7.12 Representations and Warranties. Each of the Parties represents and warrants that (a) it is fully authorized to enter into this Agreement; and (b) its entering into and performance under this Agreement does not violate or breach its certificate of incorporation or corporate bylaws or any agreement or contract to which it is a party. Ossium will make available to Customer a Material Safety Data Sheet (“MSDS”) for each Product delivered to Customer, if applicable. Customer will follow all precautions and requirements listed in the MSDS at all times and will require such compliance from its agents.
7.13 Multiple Counterparts. This Agreement may be executed in multiple counterparts (including those delivered by facsimile or other electronic means), each of which will be deemed to be an original instrument, but both such counterparts together will constitute one agreement.
7.14 Interest in Human Tissue. The Parties acknowledge that the Products are derived from human donated tissue and that human donated tissue can neither be owned nor sold by any individual or company by federal law. During the recovery, processing, promotion, distribution, delivery, and supply of the Products, Customer will invest resources and add significant value to the human donated tissue. The Customer Fees paid to Customer by Ossium are in recognition of and are compensation for the services provided by Ossium.

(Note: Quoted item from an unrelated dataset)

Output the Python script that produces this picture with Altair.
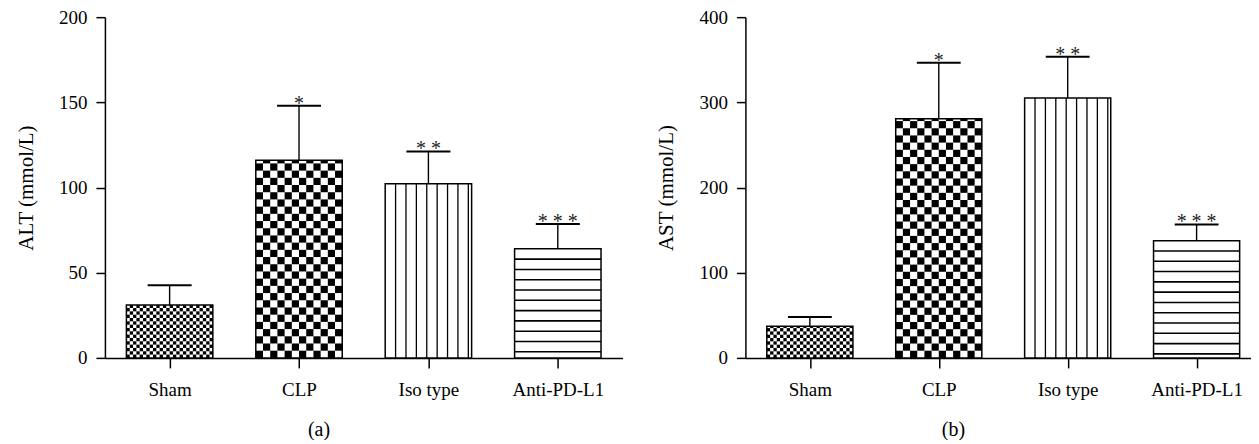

7. 15 Successors and Assigns. All references in this Agreement to rights or obligations of Ossium with respect to the Products will also be deemed to include permitted successors and assigns of Ossium. All references in this Agreement to rights or obligations of Customer with respect to the Products will also be deemed to include permitted successors and assigns of Customer.
7.16 Debarment. Each Party represents, warrants and covenants to the other Party that it has never been, is not currently, and, during the Term, will not become, a Debarred Entity, Excluded Entity or Convicted Entity. Ossium further warrants and represents that no Debarred Individual, Debarred Entity, Excluded Individual, Excluded Entity, Convicted Individual or Convicted Entity has performed or rendered, or will perform or render, any services or assistance on its behalf relating to activities taken pursuant to this Agreement.
a. A “Debarred Individual” is an individual who has been debarred by the FDA pursuant to 21 U.S.C. §335a (a) or (b) from providing services in any capacity to a person that has an approved or pending drug product application, or an employer, employee or partner of a Debarred Individual.
b. A “Debarred Entity” is a corporation, partnership or association that has been debarred by the FDA pursuant to 21 U.S.C. §335a (a) or (b) from submitting or assisting in the submission of any abbreviated drug application, or an employee, partner, shareholder, member, subsidiary or affiliate of a Debarred Entity.
c. An “Excluded Individual” or “Excluded Entity” is (i) an individual or entity, as applicable, who has been excluded, debarred or suspended by the Office of the Inspector General (OIG/HHS) of the U.S. Department of Health and Human Services, or (ii) is an individual or entity, as applicable, who has been excluded, debarred, or suspended from participating in federal procurement and non-procurement programs, including those produced by the U.S. General Services Administration (GSA).
d. A “Convicted Individual” or “Convicted Entity” is an individual or entity, as applicable, who has been convicted of a criminal offense that falls within the ambit of 42 U.S.C. §1320a – 7(a), but has not yet been excluded, debarred, suspended or otherwise declared ineligible.
e. If any of the foregoing warranties or representations becomes untrue (by way of example only, if a Party or any individual or entity performing services on its behalf hereunder becomes excluded, debarred or suspended after the Effective Date of this Agreement), such Party will immediately notify the other Party and this will constitute grounds for immediate termination by the other Party.